Killings in defence of cattle, crops – Leadership

By The Citizen

Over 50 people were reportedly killed and property worth millions of naira destroyed last week in a renewed attack on Tiv communities in Benue State by nomadic herdsmen. Makurdi, the state capital, was infiltrated. Scores fled the villages.  More than 350 people are yet to be accounted for.

Tiv youths had allegedly killed about 30 cows belonging to some herdsmen that destroyed their farmlands. In retaliation, the herdsmen went after everything in sight, burning down houses and slaughtering the villagers. Consequently, there was a breakdown of law and order in the community.

In a country where human life is valued, the effects of this gory incident would have attracted national attention. It has led to the closure of schools, shops and business outlets. It is also sad that people have been turned to refugees in their own state.

Clashes between herdsmen and rural farmers have unfortunately become a perennial problem, especially in states of the north-central zone of the country. The menace has also been rearing its ugly head in the south-east and south-west, leading to avoidable deaths.
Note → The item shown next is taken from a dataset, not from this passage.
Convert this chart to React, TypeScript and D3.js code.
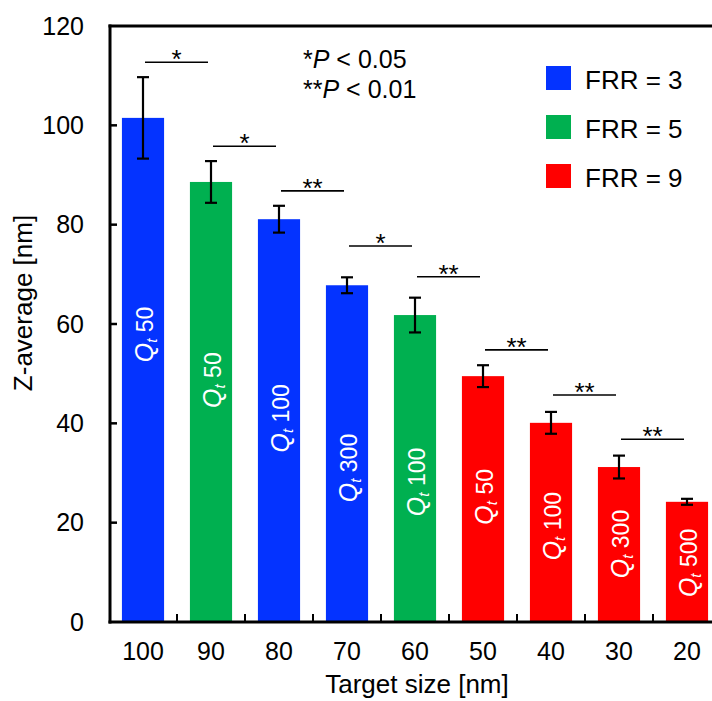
import React from "react";
import * as d3 from "d3";

const sizes = ["100", "90", "80", "70", "60", "50", "40", "30", "20"];
const means = [101.5, 88.6, 81.1, 67.8, 61.8, 49.5, 40.1, 31.2, 24.2];
const errors = [8.2, 4.2, 2.7, 1.6, 3.5, 2.2, 2.2, 2.3, 0.6];
const frr = [3, 5, 3, 3, 5, 9, 9, 9, 9];
const qt = ["50", "50", "100", "300", "100", "50", "100", "300", "500"];
const labelAt = [57.9, 48.7, 41.0, 31.0, 28.2, 25.2, 19.3, 15.7, 11.9];
const sigLevels = [112.7, 95.8, 86.8, 75.7, 69.5, 54.8, 45.7, 36.8];
const sigMarks = ["*", "*", "**", "*", "**", "**", "**", "**"];
const yTicks = [0, 20, 40, 60, 80, 100, 120];
const legendFrr = [3, 5, 9];
const colorOf: Record<number, string> = { 3: "#0433ff", 5: "#00b050", 9: "#ff0000" };

const W = 712;
const H = 701;
const FONT = "Liberation Sans, Arial, sans-serif";

export default function App() {
  const x = d3.scaleBand<string>().domain(sizes).range([109, 721]).padding(0);
  const y = d3.scaleLinear().domain([0, 120]).range([622, 26]);
  const bw = x.bandwidth() * 0.62;
  const cx = (i: number) => (x(sizes[i]) as number) + x.bandwidth() / 2;
  const left = 110;
  const bottom = y(0);

  return (
    <svg
      width={W}
      height={H}
      style={{ position: "absolute", left: 0, top: 0, display: "block", background: "#fff" }}
      fontFamily={FONT}
    >
      {/* bars */}
      {means.map((m, i) => (
        <rect
          key={"b" + i}
          x={cx(i) - bw / 2}
          y={y(m)}
          width={bw}
          height={bottom - y(m)}
          fill={colorOf[frr[i]]}
        />
      ))}
      {/* bar labels */}
      {means.map((m, i) => (
        <text
          key={"l" + i}
          transform={`translate(${cx(i) + 10},${y(labelAt[i])}) rotate(-90)`}
          textAnchor="middle"
          fill="#fff"
        >
          <tspan fontStyle="italic" fontSize={25}>Q</tspan>
          <tspan fontStyle="italic" fontSize={15} dy={4}>t</tspan>
          <tspan fontSize={23} dy={-4}>{" " + qt[i]}</tspan>
        </text>
      ))}
      {/* error bars */}
      {means.map((m, i) => {
        const c = cx(i);
        const t = y(m + errors[i]);
        const b = y(m - errors[i]);
        return (
          <g key={"e" + i} stroke="#000" strokeWidth={2.2}>
            <line x1={c} x2={c} y1={t} y2={b} />
            <line x1={c - 6} x2={c + 6} y1={t} y2={t} />
            <line x1={c - 6} x2={c + 6} y1={b} y2={b} />
          </g>
        );
      })}
      {/* significance */}
      {sigLevels.map((v, i) => {
        const x1 = cx(i) + 2;
        const x2 = cx(i + 1) - 3;
        return (
          <g key={"s" + i}>
            <line x1={x1} x2={x2} y1={y(v)} y2={y(v)} stroke="#000" strokeWidth={1.6} />
            <text x={(x1 + x2) / 2} y={y(v) + 6} textAnchor="middle" fontSize={26} fill="#000">
              {sigMarks[i]}
            </text>
          </g>
        );
      })}
      {/* frame / axes */}
      <g stroke="#000" strokeWidth={3} fill="none">
        <line x1={left} x2={left} y1={y(120) - 1.5} y2={bottom + 1.5} />
        <line x1={left - 1.5} x2={W + 10} y1={y(120)} y2={y(120)} />
        <line x1={left - 1.5} x2={W + 10} y1={bottom} y2={bottom} />
      </g>
      {/* y ticks */}
      {yTicks.map((t) => (
        <g key={"yt" + t}>
          {t > 0 && t < 120 && (
            <line x1={left} x2={left + 7} y1={y(t)} y2={y(t)} stroke="#000" strokeWidth={2.5} />
          )}
          <text x={84} y={y(t)} dy="0.35em" textAnchor="end" fontSize={25} fill="#000">
            {t}
          </text>
        </g>
      ))}
      {/* x ticks between bands */}
      {sizes.slice(1).map((s) => (
        <line
          key={"xt" + s}
          x1={x(s) as number}
          x2={x(s) as number}
          y1={bottom}
          y2={bottom - 8}
          stroke="#000"
          strokeWidth={2}
        />
      ))}
      {sizes.map((s, i) => (
        <text key={"xl" + s} x={cx(i)} y={660} textAnchor="middle" fontSize={25} fill="#000">
          {s}
        </text>
      ))}
      {/* axis titles */}
      <text x={417} y={693} textAnchor="middle" fontSize={26} fill="#000">
        Target size [nm]
      </text>
      <text
        transform={`translate(32,303) rotate(-90)`}
        textAnchor="middle"
        fontSize={26}
        fill="#000"
      >
        Z-average [nm]
      </text>
      {/* p-value note */}
      <text x={303} y={68} fontSize={25} fill="#000">
        *<tspan fontStyle="italic">P</tspan> &lt; 0.05
      </text>
      <text x={303} y={98} fontSize={25} fill="#000">
        **<tspan fontStyle="italic">P</tspan> &lt; 0.01
      </text>
      {/* legend */}
      {legendFrr.map((f, i) => (
        <g key={"lg" + f} transform={`translate(546,${66 + i * 49})`}>
          <rect x={0} y={0} width={25} height={24} fill={colorOf[f]} />
          <text x={39} y={23} fontSize={26} fill="#000">
            {`FRR = ${f}`}
          </text>
        </g>
      ))}
    </svg>
  );
}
The challenges nomadic people face are myriad and there is the need to sensitise the affected people and communities on how to end these bizarre incidents. Healthy co-existence between the herdsmen and their host communities is of the essence; human life must be valued above livestock. To protect crops along the routes where nomads graze their herds, the National Assembly should expedite action on the National Grazing Bill before it, to ensure that there are grazing reserves and codes. The authorities must sensitise the nomads on the Pastoral Code and ensure that boundaries between pastoral land and farmlands are clearly demarcated. There should be identifiable cattle-trans-human corridors traceable to water sources for animals, without the risk of harm to the host communities. The federal government would do well to borrow a leaf from Jigawa State, which recently encoded an initiative to demarcate 20km as livestock routes.

Conflicts reportedly dropped from an average of 20 per year to three immediately. It is crucial to note that a policy intervention would not only generate economic advantages, but would also engender peace and healthy coexistence among our disparate ethnic nationalities. This policy must come armed with strong strategic advocacy programmes to reach the nomads. Ways of assisting the nomads to legitimately earn a living should be explored and, as Nigerians, they must be protected as well. But nomads must also learn to understand and respect the rights of others in their host communities.  Government has a task to foster better understanding of the socio-economic dynamics of how nomads tend their cattle and apply modern technological advances that would remove the causes of conflicts. All of this would not only boost the developmental advantages for the agricultural sector, but would also check the spiralling aggression between nomads and their host communities.